The soundtrack to the film was played by “The Branford Marsalis Quartet Featuring Terence Blanchard”; the title composition and most of the soundtrack were written and produced by Bill Lee. In 1991, the soundtrack album was nominated for a Soul Train Music Award for Best Jazz Album. Delfeayo Marsalis, Branford Marsalis's younger brother, reportedly aided Bill Lee in producing most of the film's recordings, although his name is not credited.

===Track listing===

| No. | Title | Writer(s) | Producer(s) | Length |
|---|---|---|---|---|
| 1. | "Harlem Blues" (featuring Cynda Williams) | William Christopher Handy | Raymond Jones | 4:50 |
| 2. | "Say Hey" | Branford Marsalis | Delfeayo Marsalis | 3:18 |
| 3. | "Knocked Out the Box" | B. Marsalis | Delfeayo Marsalis | 1:35 |
| 4. | "Again, Never" | William James Edwards Lee III | Bill Lee | 3:54 |
| 5. | "Mo' Better Blues" | Lee III | Bill Lee | 3:39 |
| 6. | "Pop Top 40" (featuring Denzel Washington and Wesley Snipes) | B. Marsalis; Shelton Jackson Lee; | Delfeayo Marsalis | 5:40 |
| 7. | "Beneath the Underdog" | B. Marsalis | Delfeayo Marsalis | 5:07 |
| 8. | "Jazz Thing" (featuring Gang Starr) | Keith Elam; Christopher Martin; B. Marsalis; Lolis Eric Elie; | DJ Premier; Branford Marsalis (co.); | 4:50 |
| 9. | "Harlem Blues (Acapulco Version)" (featuring Cynda Williams) | Handy | Raymond Jones | 4:48 |
| Total length: |  |  |  | 37:35 |

===Musicians===
- Branford Marsalis – Tenor Saxophone, Soprano Saxophone
- Kenny Kirkland – Piano
- Robert Hurst – Bass
- Jeff "Tain" Watts – Drums
- Terence Blanchard – Trumpet

==Reception==
===Critical response===
Mo' Better Blues received mixed to positive reviews from critics, as the film holds a 72% rating on Rotten Tomatoes based on 36 reviews. The consensus states: "Mo' Better Blues is rich with vibrant hues and Denzel Washington's impassioned performance, although its straightforward telling lacks the political punch fans expect from a Spike Lee joint." Audiences polled by CinemaScore gave the film an average grade of "A" on an A+ to F scale.

===Controversies===
For his portrayal of Jewish nightclub owners Moe and Josh Flatbush, Lee drew the ire of the Anti-Defamation League (ADL), B'nai B'rith, and other such Jewish organizations. The ADL claimed that the characterizations of the nightclub owners "dredge up an age-old and highly dangerous form of anti-Semitic stereotyping", and the ADL was "disappointed that Spike Lee – whose success is largely due to his efforts to break down racial stereotypes and prejudice – has employed the same kind of tactics that he supposedly deplores."

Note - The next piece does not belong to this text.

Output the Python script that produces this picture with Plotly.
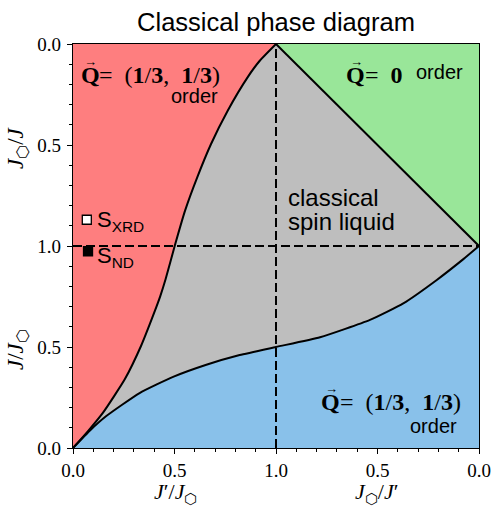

Lee eventually responded in an editorial in The New York Times, alleging "a double standard at work in the accusations of anti-Semitism" given the long history of negative portrayals of African-Americans in film: "Not every black person is a pimp, murderer, prostitute, convict, rapist or drug addict, but that hasn't stopped Hollywood from writing these roles for African-Americans". Lee argues that even if the Flatbush brothers are stereotyped figures, their "10 minutes of screen time" is insignificant when compared to "100 years of Hollywood cinema... [and] a slew of really racist, anti-Semitic filmmakers". According to Lee, his status as a successful African-American artist has led to hostility and unfair treatment: "Don't hold me to a higher moral standard than the rest of my filmmaking colleagues.... Now that young black filmmakers have arisen in the film industry, all of a sudden stereotypes are a big issue.... I think it's reaching the point where I'm getting reviewed, not my films."

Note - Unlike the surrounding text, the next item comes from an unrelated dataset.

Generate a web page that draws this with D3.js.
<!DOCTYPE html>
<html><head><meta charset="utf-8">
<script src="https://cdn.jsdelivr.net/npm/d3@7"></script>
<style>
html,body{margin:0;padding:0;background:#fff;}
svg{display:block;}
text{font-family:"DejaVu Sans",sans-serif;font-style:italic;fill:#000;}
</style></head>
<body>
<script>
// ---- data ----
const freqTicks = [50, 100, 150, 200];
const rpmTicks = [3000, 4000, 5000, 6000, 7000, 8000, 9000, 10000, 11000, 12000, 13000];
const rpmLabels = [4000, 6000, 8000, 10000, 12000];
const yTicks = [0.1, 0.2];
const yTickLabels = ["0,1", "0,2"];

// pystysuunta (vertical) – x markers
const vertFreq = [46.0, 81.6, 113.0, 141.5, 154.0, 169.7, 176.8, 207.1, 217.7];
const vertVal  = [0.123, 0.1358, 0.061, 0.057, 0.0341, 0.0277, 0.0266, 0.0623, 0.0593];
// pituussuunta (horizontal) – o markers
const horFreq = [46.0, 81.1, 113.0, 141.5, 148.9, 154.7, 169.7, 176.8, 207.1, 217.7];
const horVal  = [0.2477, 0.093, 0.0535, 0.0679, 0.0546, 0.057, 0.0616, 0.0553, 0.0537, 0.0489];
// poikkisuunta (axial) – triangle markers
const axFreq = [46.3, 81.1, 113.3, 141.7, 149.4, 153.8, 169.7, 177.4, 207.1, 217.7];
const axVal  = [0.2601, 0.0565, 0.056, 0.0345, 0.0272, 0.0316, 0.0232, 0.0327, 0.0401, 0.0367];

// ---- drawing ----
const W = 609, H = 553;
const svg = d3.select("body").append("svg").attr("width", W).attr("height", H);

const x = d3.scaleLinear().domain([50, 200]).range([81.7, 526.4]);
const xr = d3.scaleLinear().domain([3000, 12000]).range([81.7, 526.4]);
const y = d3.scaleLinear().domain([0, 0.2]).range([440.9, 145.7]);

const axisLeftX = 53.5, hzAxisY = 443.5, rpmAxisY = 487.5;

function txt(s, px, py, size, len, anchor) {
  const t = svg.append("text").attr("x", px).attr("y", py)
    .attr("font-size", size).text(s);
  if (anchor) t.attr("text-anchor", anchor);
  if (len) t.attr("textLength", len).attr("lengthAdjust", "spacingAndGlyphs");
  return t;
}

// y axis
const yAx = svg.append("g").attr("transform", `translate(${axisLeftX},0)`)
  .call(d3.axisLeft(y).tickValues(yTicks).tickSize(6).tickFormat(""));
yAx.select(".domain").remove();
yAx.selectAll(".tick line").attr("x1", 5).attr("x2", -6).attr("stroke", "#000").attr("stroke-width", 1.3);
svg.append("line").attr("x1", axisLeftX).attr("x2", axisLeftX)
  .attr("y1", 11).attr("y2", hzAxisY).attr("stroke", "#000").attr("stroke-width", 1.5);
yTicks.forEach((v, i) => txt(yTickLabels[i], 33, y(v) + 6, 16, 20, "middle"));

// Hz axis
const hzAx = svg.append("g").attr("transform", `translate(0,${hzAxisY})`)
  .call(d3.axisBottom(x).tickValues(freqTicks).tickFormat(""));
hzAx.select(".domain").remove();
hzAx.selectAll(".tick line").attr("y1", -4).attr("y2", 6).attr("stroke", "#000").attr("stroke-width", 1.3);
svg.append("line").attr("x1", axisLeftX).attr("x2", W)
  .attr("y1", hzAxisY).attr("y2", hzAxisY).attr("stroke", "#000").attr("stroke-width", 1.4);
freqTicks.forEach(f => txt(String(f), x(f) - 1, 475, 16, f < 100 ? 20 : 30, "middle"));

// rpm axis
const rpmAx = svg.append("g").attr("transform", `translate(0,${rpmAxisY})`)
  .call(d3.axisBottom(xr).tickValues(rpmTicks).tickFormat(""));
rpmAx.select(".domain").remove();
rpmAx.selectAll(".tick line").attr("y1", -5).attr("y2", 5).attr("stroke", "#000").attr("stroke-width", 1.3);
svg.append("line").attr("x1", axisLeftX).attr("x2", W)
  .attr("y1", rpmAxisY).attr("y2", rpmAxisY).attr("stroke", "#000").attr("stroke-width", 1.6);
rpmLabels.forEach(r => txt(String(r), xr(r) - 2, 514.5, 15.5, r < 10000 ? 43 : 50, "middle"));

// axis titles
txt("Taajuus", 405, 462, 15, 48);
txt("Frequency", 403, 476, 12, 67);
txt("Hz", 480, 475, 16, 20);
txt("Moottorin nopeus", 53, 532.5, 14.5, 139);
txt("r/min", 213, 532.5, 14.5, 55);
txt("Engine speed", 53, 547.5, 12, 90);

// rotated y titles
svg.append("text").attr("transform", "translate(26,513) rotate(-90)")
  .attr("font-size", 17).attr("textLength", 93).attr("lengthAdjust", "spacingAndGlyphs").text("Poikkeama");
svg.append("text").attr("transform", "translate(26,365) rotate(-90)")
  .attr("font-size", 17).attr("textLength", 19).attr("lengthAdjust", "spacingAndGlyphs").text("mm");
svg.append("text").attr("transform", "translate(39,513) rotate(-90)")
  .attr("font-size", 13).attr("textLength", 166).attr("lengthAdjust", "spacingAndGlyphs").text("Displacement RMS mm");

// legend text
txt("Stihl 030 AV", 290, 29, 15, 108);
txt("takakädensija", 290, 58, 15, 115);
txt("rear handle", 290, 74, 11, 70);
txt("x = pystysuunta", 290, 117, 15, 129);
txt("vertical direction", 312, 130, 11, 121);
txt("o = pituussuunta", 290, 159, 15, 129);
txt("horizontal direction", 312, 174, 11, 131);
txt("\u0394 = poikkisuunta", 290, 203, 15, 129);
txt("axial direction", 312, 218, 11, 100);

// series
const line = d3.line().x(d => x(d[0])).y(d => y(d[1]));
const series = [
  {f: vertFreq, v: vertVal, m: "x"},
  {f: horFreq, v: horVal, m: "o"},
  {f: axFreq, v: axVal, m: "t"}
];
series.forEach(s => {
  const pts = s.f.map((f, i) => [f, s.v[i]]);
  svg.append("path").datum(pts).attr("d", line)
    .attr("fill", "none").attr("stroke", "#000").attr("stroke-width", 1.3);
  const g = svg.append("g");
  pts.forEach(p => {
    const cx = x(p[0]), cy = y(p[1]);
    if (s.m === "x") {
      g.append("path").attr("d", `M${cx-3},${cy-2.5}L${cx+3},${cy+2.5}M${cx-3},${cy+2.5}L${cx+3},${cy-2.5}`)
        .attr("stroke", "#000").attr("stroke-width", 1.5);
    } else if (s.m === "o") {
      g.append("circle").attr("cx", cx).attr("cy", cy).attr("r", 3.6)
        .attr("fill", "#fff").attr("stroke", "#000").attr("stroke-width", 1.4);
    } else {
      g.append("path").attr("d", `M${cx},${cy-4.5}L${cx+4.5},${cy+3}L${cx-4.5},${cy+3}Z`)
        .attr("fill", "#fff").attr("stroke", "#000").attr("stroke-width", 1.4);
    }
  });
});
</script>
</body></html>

Lee refused to apologize for his portrayal of the Flatbush brothers: "I stand behind all my work, including my characters, Moe and Josh Flatbush... if critics are telling me that to avoid charges of anti-Semitism, all Jewish characters I write have to be model citizens, and not one can be a villain, cheat or a crook, and that no Jewish people have ever exploited black artists in the history of the entertainment industry, that's unrealistic and unfair."

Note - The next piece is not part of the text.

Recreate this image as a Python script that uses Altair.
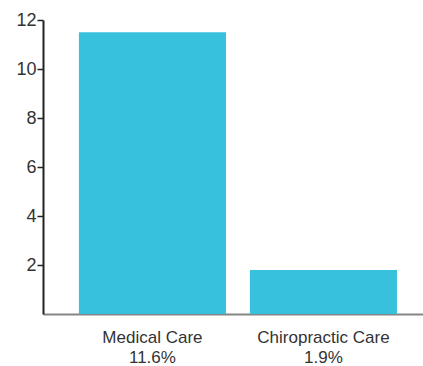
import altair as alt
import pandas as pd

categories = ["Medical Care", "Chiropractic Care"]
values = [11.5, 1.8]
value_labels = ["11.6%", "1.9%"]

df = pd.DataFrame({
    "cat": [f"{c}|{l}" for c, l in zip(categories, value_labels)],
    "value": values,
})

chart = alt.Chart(df).mark_bar(color="#38C1DD").encode(
    x=alt.X("cat:N", sort=None, title=None,
            scale=alt.Scale(paddingInner=0.14, paddingOuter=0.181, align=0.58),
            axis=alt.Axis(labelExpr="split(datum.label, '|')", labelAngle=0,
                          labelFont="Liberation Sans", labelFontSize=17,
                          labelColor="#333", labelLineHeight=20,
                          labelPadding=15, ticks=False,
                          domainColor="#000", domainOpacity=0.48, domainWidth=2)),
    y=alt.Y("value:Q", title=None,
            scale=alt.Scale(domain=[0, 12], nice=False),
            axis=alt.Axis(values=[2, 4, 6, 8, 10, 12], grid=False,
                          labelFont="Liberation Sans", labelFontSize=18,
                          labelColor="#333", labelPadding=1,
                          tickSize=6, tickColor="#222", tickWidth=1.5,
                          domainColor="#222", domainWidth=2)),
).properties(
    width=380, height=294,
    autosize=alt.AutoSizeParams(type="none"),
    padding={"left": 43, "top": 20, "right": 0, "bottom": 52},
).configure_view(stroke=None)

chart.save("out.html", embed_options={"renderer": "svg", "actions": False})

Cynda Williams complained about the behavior of some of the actors on the set. "Many of the men were method actors. A couple of them had spent time together on previous Spike films, and their characters in Mo' Better Blues were kind of chauvinistic. So being method, they were kind of chauvinistic all the time on set," said Williams. "Some actors feel they have to stay in character to help play their roles." Spike Lee responded, "I didn't know about any chauvinistic behavior."